TASK INPUTS:
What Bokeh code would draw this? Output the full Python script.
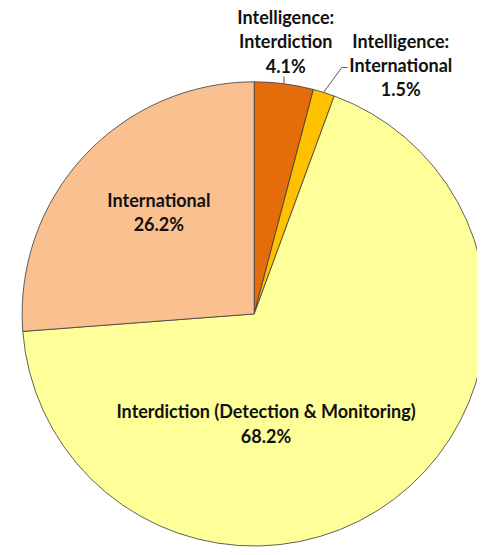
import math
from bokeh.plotting import figure
from bokeh.models import Range1d
from bokeh.core.properties import value
from bokeh.embed import file_html
from bokeh.resources import INLINE

# ---- data ----
categories = ["Intelligence: Interdiction", "Intelligence: International",
              "Interdiction (Detection & Monitoring)", "International"]
shares = [4.1, 1.5, 68.2, 26.2]
label_lines = [["Intelligence:", "Interdiction", "4.1%"],
               ["Intelligence:", "International", "1.5%"],
               ["Interdiction (Detection & Monitoring)", "68.2%"],
               ["International", "26.2%"]]
colors = ["#E46C0A", "#FFC000", "#FFFF99", "#FAC090"]

# ---- layout (reference pixel coordinates, y downward) ----
W, H = 477, 547
CX, CY, R = 258, 318, 236
label_anchor = [(290, 17), (407, 41), (270, 417), (161, 202)]
LINE_GAP = 24.5

p = figure(width=W, height=H, output_backend="svg", toolbar_location=None,
           x_range=Range1d(0, 485), y_range=Range1d(-555, 0),
           x_axis_location=None, y_axis_location=None, min_border=0)
p.grid.visible = False
p.outline_line_color = None
p.background_fill_color = "white"

total = sum(shares)
cum = 0.0
mids, starts, ends = [], [], []
for s in shares:
    a0 = math.pi / 2 - 2 * math.pi * cum / total
    cum += s
    a1 = math.pi / 2 - 2 * math.pi * cum / total
    starts.append(a0)
    ends.append(a1)
    mids.append((a0 + a1) / 2)

p.wedge(x=[CX] * len(shares), y=[-CY] * len(shares), radius=R,
        start_angle=starts, end_angle=ends, direction="clock",
        fill_color=colors, line_color="#3a3a3a", line_width=0.8)

# leader lines for the two small slices
m0 = mids[0]
p0 = (CX + R * math.cos(m0), -CY + R * math.sin(m0))
p.line(x=[p0[0], p0[0]], y=[p0[1], -77], line_color="#595959", line_width=1)
m1 = mids[1]
p1 = (CX + R * math.cos(m1), -CY + R * math.sin(m1))
p.line(x=[p1[0], 347, 353], y=[p1[1], -68, -68], line_color="#595959", line_width=1)

for (ax, ay), lines in zip(label_anchor, label_lines):
    xs = [ax] * len(lines)
    ys = [-(ay + i * LINE_GAP) for i in range(len(lines))]
    p.text(x=xs, y=ys, text=lines, text_font=value("Lato"), text_font_style="bold",
           text_font_size="18px", text_align="center", text_baseline="middle",
           text_color="#111111")

open("out.html", "w").write(file_html(p, INLINE))
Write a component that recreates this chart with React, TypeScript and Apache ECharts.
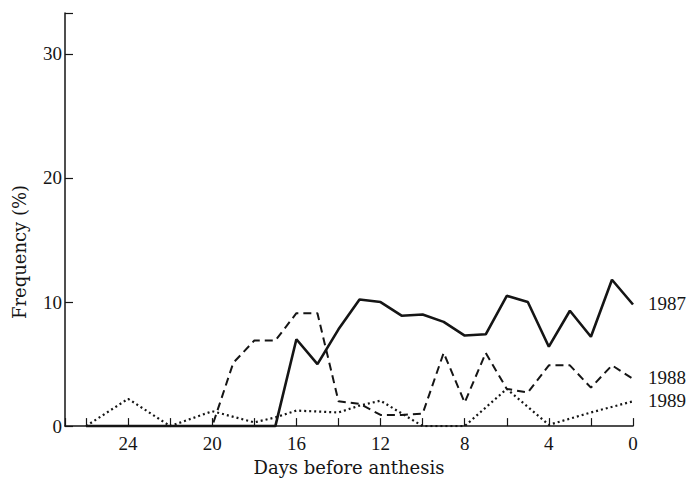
import React, { useEffect, useRef } from "react";
import * as echarts from "echarts";

const days1987 = [26, 17, 16, 15, 14, 13, 12, 11, 10, 9, 8, 7, 6, 5, 4, 3, 2, 1, 0];
const vals1987 = [0, 0, 7, 5, 7.8, 10.2, 10, 8.9, 9, 8.4, 7.3, 7.4, 10.5, 10, 6.4, 9.3, 7.2, 11.8, 9.8];

const days1988 = [26, 20, 19, 18, 17, 16, 15, 14, 13, 12, 11, 10, 9, 8, 7, 6, 5, 4, 3, 2, 1, 0];
const vals1988 = [0, 0, 5.1, 6.9, 6.9, 9.1, 9.1, 2, 1.8, 0.9, 0.9, 1, 5.9, 1.9, 5.9, 3, 2.7, 4.9, 4.9, 3.1, 4.9, 3.8];

const days1989 = [26, 24, 22, 20, 18, 17, 16, 14, 13, 12, 10, 8, 6, 4, 2, 0];
const vals1989 = [0, 2.2, 0, 1.2, 0.3, 0.7, 1.25, 1.1, 1.65, 2.05, 0, 0, 3, 0.1, 1.1, 2];

const seriesNames = ["1987", "1988", "1989"];
const yTicks = [0, 10, 20, 30];
const xTickLabels = [0, 4, 8, 12, 16, 20, 24];

const NUMFONT = "Liberation Serif, Times New Roman, serif";
const WORDFONT = "DejaVu Serif, serif";
const INK = "#151515";

function pairs(xs: number[], ys: number[]) {
  return xs.map((x, i) => [x, ys[i]]);
}

export default function App() {
  const ref = useRef<HTMLDivElement>(null);
  useEffect(() => {
    document.body.style.margin = "0";
    if (!ref.current) return;
    const chart = echarts.init(ref.current, undefined, { renderer: "svg" });
    const allData = [
      pairs(days1987, vals1987),
      pairs(days1988, vals1988),
      pairs(days1989, vals1989),
    ];
    chart.setOption({
      animation: false,
      backgroundColor: "#ffffff",
      grid: { left: 65, right: 56, top: 13, bottom: 52 },
      xAxis: {
        type: "value",
        inverse: true,
        min: 0,
        max: 27,
        interval: 2,
        name: "Days before anthesis",
        nameLocation: "middle",
        nameGap: 28,
        nameTextStyle: { fontSize: 18, fontFamily: WORDFONT, color: INK },
        axisLine: { show: true, onZero: false, lineStyle: { color: INK, width: 1.5 } },
        axisTick: { show: true, inside: true, length: 8, lineStyle: { color: INK, width: 1.2 } },
        axisLabel: {
          margin: 8,
          fontSize: 19,
          fontFamily: NUMFONT,
          color: INK,
          formatter: (v: number) => (xTickLabels.indexOf(v) >= 0 ? String(v) : ""),
        },
        splitLine: { show: false },
      },
      yAxis: {
        type: "value",
        position: "left",
        min: 0,
        max: 33.3,
        interval: 10,
        axisLine: { show: true, onZero: false, lineStyle: { color: INK, width: 1.5 } },
        axisTick: { show: true, inside: true, length: 8, lineStyle: { color: INK, width: 1.2 } },
        axisLabel: {
          margin: 3,
          fontSize: 19,
          fontFamily: NUMFONT,
          color: INK,
          formatter: (v: number) => (yTicks.indexOf(v) >= 0 ? String(v) : ""),
        },
        splitLine: { show: false },
      },
      series: [
        {
          name: seriesNames[2],
          type: "line",
          showSymbol: false,
          data: allData[2],
          lineStyle: { color: INK, width: 2.2, type: [2, 3] },
          z: 2,
        },
        {
          name: seriesNames[1],
          type: "line",
          showSymbol: false,
          data: allData[1],
          lineStyle: { color: INK, width: 2, type: [8, 5] },
          z: 3,
        },
        {
          name: seriesNames[0],
          type: "line",
          showSymbol: false,
          data: allData[0],
          lineStyle: { color: INK, width: 2.6, type: "solid" },
          z: 4,
        },
      ],
    });

    const graphics: any[] = [
      {
        type: "text",
        x: 19,
        y: 252,
        rotation: Math.PI / 2,
        style: {
          text: "Frequency (%)",
          fontSize: 18,
          fontFamily: WORDFONT,
          fill: INK,
          align: "center",
          verticalAlign: "middle",
        },
      },
    ];
    allData.forEach((d, i) => {
      const last = d[d.length - 1];
      const p = chart.convertToPixel({ gridIndex: 0 }, last) as number[];
      graphics.push({
        type: "text",
        x: p[0] + 15,
        y: p[1] - 1,
        style: {
          text: seriesNames[i],
          fontSize: 19,
          fontFamily: NUMFONT,
          fill: INK,
          align: "left",
          verticalAlign: "middle",
        },
      });
    });
    chart.setOption({ graphic: graphics });
    return () => chart.dispose();
  }, []);
  return <div ref={ref} style={{ width: 689, height: 481 }} />;
}
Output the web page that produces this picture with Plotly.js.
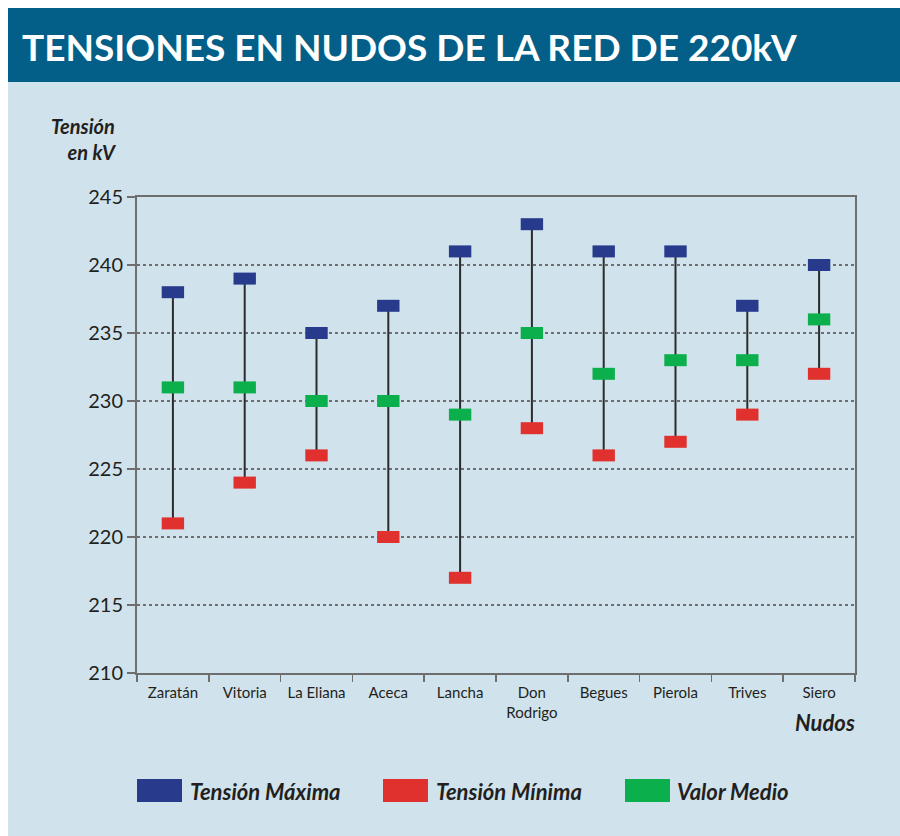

WHAT IS NEEDED:
Go through the listing above and write it out again exactly, dropping the pictures.

RESULT:
What Bokeh code would draw this? Output the full Python script.
import math
from bokeh.plotting import figure
from bokeh.models import Range1d
from bokeh.core.properties import value
from bokeh.embed import file_html
from bokeh.resources import INLINE

# ---- data ----
categories = ["Intelligence: Interdiction", "Intelligence: International",
              "Interdiction (Detection & Monitoring)", "International"]
shares = [4.1, 1.5, 68.2, 26.2]
label_lines = [["Intelligence:", "Interdiction", "4.1%"],
               ["Intelligence:", "International", "1.5%"],
               ["Interdiction (Detection & Monitoring)", "68.2%"],
               ["International", "26.2%"]]
colors = ["#E46C0A", "#FFC000", "#FFFF99", "#FAC090"]

# ---- layout (reference pixel coordinates, y downward) ----
W, H = 477, 547
CX, CY, R = 258, 318, 236
label_anchor = [(290, 17), (407, 41), (270, 417), (161, 202)]
LINE_GAP = 24.5

p = figure(width=W, height=H, output_backend="svg", toolbar_location=None,
           x_range=Range1d(0, 485), y_range=Range1d(-555, 0),
           x_axis_location=None, y_axis_location=None, min_border=0)
p.grid.visible = False
p.outline_line_color = None
p.background_fill_color = "white"

total = sum(shares)
cum = 0.0
mids, starts, ends = [], [], []
for s in shares:
    a0 = math.pi / 2 - 2 * math.pi * cum / total
    cum += s
    a1 = math.pi / 2 - 2 * math.pi * cum / total
    starts.append(a0)
    ends.append(a1)
    mids.append((a0 + a1) / 2)

p.wedge(x=[CX] * len(shares), y=[-CY] * len(shares), radius=R,
        start_angle=starts, end_angle=ends, direction="clock",
        fill_color=colors, line_color="#3a3a3a", line_width=0.8)

# leader lines for the two small slices
m0 = mids[0]
p0 = (CX + R * math.cos(m0), -CY + R * math.sin(m0))
p.line(x=[p0[0], p0[0]], y=[p0[1], -77], line_color="#595959", line_width=1)
m1 = mids[1]
p1 = (CX + R * math.cos(m1), -CY + R * math.sin(m1))
p.line(x=[p1[0], 347, 353], y=[p1[1], -68, -68], line_color="#595959", line_width=1)

for (ax, ay), lines in zip(label_anchor, label_lines):
    xs = [ax] * len(lines)
    ys = [-(ay + i * LINE_GAP) for i in range(len(lines))]
    p.text(x=xs, y=ys, text=lines, text_font=value("Lato"), text_font_style="bold",
           text_font_size="18px", text_align="center", text_baseline="middle",
           text_color="#111111")

open("out.html", "w").write(file_html(p, INLINE))
Write a component that recreates this chart with React, TypeScript and Apache ECharts.
import React, { useEffect, useRef } from "react";
import * as echarts from "echarts";

const days1987 = [26, 17, 16, 15, 14, 13, 12, 11, 10, 9, 8, 7, 6, 5, 4, 3, 2, 1, 0];
const vals1987 = [0, 0, 7, 5, 7.8, 10.2, 10, 8.9, 9, 8.4, 7.3, 7.4, 10.5, 10, 6.4, 9.3, 7.2, 11.8, 9.8];

const days1988 = [26, 20, 19, 18, 17, 16, 15, 14, 13, 12, 11, 10, 9, 8, 7, 6, 5, 4, 3, 2, 1, 0];
const vals1988 = [0, 0, 5.1, 6.9, 6.9, 9.1, 9.1, 2, 1.8, 0.9, 0.9, 1, 5.9, 1.9, 5.9, 3, 2.7, 4.9, 4.9, 3.1, 4.9, 3.8];

const days1989 = [26, 24, 22, 20, 18, 17, 16, 14, 13, 12, 10, 8, 6, 4, 2, 0];
const vals1989 = [0, 2.2, 0, 1.2, 0.3, 0.7, 1.25, 1.1, 1.65, 2.05, 0, 0, 3, 0.1, 1.1, 2];

const seriesNames = ["1987", "1988", "1989"];
const yTicks = [0, 10, 20, 30];
const xTickLabels = [0, 4, 8, 12, 16, 20, 24];

const NUMFONT = "Liberation Serif, Times New Roman, serif";
const WORDFONT = "DejaVu Serif, serif";
const INK = "#151515";

function pairs(xs: number[], ys: number[]) {
  return xs.map((x, i) => [x, ys[i]]);
}

export default function App() {
  const ref = useRef<HTMLDivElement>(null);
  useEffect(() => {
    document.body.style.margin = "0";
    if (!ref.current) return;
    const chart = echarts.init(ref.current, undefined, { renderer: "svg" });
    const allData = [
      pairs(days1987, vals1987),
      pairs(days1988, vals1988),
      pairs(days1989, vals1989),
    ];
    chart.setOption({
      animation: false,
      backgroundColor: "#ffffff",
      grid: { left: 65, right: 56, top: 13, bottom: 52 },
      xAxis: {
        type: "value",
        inverse: true,
        min: 0,
        max: 27,
        interval: 2,
        name: "Days before anthesis",
        nameLocation: "middle",
        nameGap: 28,
        nameTextStyle: { fontSize: 18, fontFamily: WORDFONT, color: INK },
        axisLine: { show: true, onZero: false, lineStyle: { color: INK, width: 1.5 } },
        axisTick: { show: true, inside: true, length: 8, lineStyle: { color: INK, width: 1.2 } },
        axisLabel: {
          margin: 8,
          fontSize: 19,
          fontFamily: NUMFONT,
          color: INK,
          formatter: (v: number) => (xTickLabels.indexOf(v) >= 0 ? String(v) : ""),
        },
        splitLine: { show: false },
      },
      yAxis: {
        type: "value",
        position: "left",
        min: 0,
        max: 33.3,
        interval: 10,
        axisLine: { show: true, onZero: false, lineStyle: { color: INK, width: 1.5 } },
        axisTick: { show: true, inside: true, length: 8, lineStyle: { color: INK, width: 1.2 } },
        axisLabel: {
          margin: 3,
          fontSize: 19,
          fontFamily: NUMFONT,
          color: INK,
          formatter: (v: number) => (yTicks.indexOf(v) >= 0 ? String(v) : ""),
        },
        splitLine: { show: false },
      },
      series: [
        {
          name: seriesNames[2],
          type: "line",
          showSymbol: false,
          data: allData[2],
          lineStyle: { color: INK, width: 2.2, type: [2, 3] },
          z: 2,
        },
        {
          name: seriesNames[1],
          type: "line",
          showSymbol: false,
          data: allData[1],
          lineStyle: { color: INK, width: 2, type: [8, 5] },
          z: 3,
        },
        {
          name: seriesNames[0],
          type: "line",
          showSymbol: false,
          data: allData[0],
          lineStyle: { color: INK, width: 2.6, type: "solid" },
          z: 4,
        },
      ],
    });

    const graphics: any[] = [
      {
        type: "text",
        x: 19,
        y: 252,
        rotation: Math.PI / 2,
        style: {
          text: "Frequency (%)",
          fontSize: 18,
          fontFamily: WORDFONT,
          fill: INK,
          align: "center",
          verticalAlign: "middle",
        },
      },
    ];
    allData.forEach((d, i) => {
      const last = d[d.length - 1];
      const p = chart.convertToPixel({ gridIndex: 0 }, last) as number[];
      graphics.push({
        type: "text",
        x: p[0] + 15,
        y: p[1] - 1,
        style: {
          text: seriesNames[i],
          fontSize: 19,
          fontFamily: NUMFONT,
          fill: INK,
          align: "left",
          verticalAlign: "middle",
        },
      });
    });
    chart.setOption({ graphic: graphics });
    return () => chart.dispose();
  }, []);
  return <div ref={ref} style={{ width: 689, height: 481 }} />;
}
Output the web page that produces this picture with Plotly.js.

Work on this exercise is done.